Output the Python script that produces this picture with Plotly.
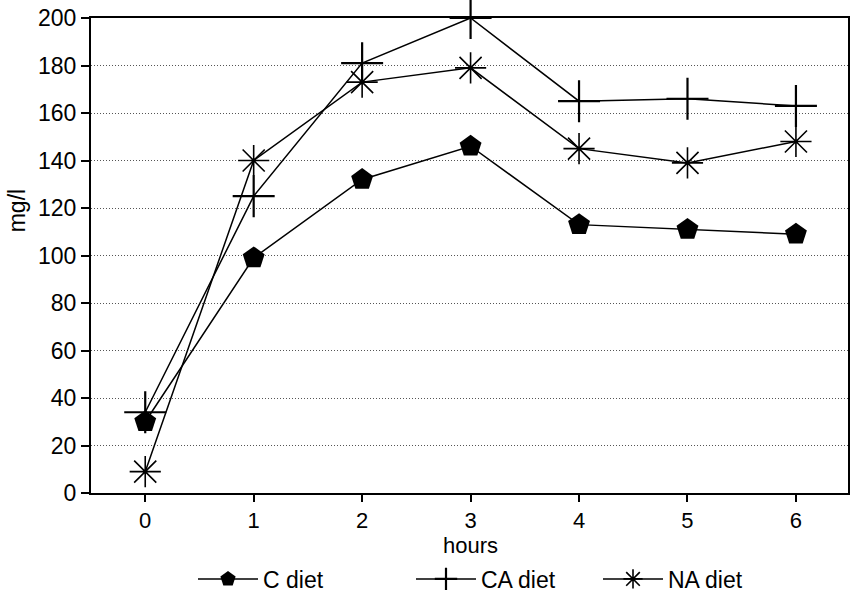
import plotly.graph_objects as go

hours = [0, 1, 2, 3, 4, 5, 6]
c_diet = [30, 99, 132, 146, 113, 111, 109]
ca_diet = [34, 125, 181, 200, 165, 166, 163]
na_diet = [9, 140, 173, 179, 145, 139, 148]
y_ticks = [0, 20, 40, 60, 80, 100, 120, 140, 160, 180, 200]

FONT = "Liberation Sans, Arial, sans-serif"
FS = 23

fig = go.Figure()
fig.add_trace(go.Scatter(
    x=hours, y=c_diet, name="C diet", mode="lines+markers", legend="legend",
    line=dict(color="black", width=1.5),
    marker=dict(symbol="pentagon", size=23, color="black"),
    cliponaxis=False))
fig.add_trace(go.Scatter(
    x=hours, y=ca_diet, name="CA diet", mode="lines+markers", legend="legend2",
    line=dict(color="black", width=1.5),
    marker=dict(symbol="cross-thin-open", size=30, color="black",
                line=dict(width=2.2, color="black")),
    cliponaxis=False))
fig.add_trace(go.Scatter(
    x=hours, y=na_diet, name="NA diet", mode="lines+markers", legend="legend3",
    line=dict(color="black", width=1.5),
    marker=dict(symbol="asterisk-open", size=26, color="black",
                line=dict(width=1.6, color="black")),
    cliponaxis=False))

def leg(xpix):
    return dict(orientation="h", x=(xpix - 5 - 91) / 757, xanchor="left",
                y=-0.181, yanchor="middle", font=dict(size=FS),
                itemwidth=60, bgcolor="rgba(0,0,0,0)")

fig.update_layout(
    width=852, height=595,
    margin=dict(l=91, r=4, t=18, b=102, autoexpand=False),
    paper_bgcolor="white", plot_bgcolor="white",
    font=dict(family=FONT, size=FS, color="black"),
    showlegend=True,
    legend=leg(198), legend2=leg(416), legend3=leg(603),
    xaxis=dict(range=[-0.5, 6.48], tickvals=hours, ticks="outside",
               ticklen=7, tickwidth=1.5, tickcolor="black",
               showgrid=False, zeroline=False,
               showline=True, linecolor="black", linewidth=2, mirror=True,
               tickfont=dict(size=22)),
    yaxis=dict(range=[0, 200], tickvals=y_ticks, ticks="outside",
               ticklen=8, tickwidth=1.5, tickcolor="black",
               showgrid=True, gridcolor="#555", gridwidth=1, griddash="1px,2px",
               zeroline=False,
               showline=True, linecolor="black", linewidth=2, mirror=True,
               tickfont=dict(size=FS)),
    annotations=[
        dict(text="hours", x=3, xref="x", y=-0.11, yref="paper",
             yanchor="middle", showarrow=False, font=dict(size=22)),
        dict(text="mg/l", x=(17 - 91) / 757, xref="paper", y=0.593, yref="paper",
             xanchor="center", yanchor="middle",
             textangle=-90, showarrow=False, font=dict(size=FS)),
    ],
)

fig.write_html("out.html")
::::::
WRITTEN TASK
Starting with the first line of the data above and ending with the line containing "import plotly.graph_objects as go", please restate every line exactly, leaving images out.

REPLY
Output the Python script that produces this picture with Plotly.
import plotly.graph_objects as go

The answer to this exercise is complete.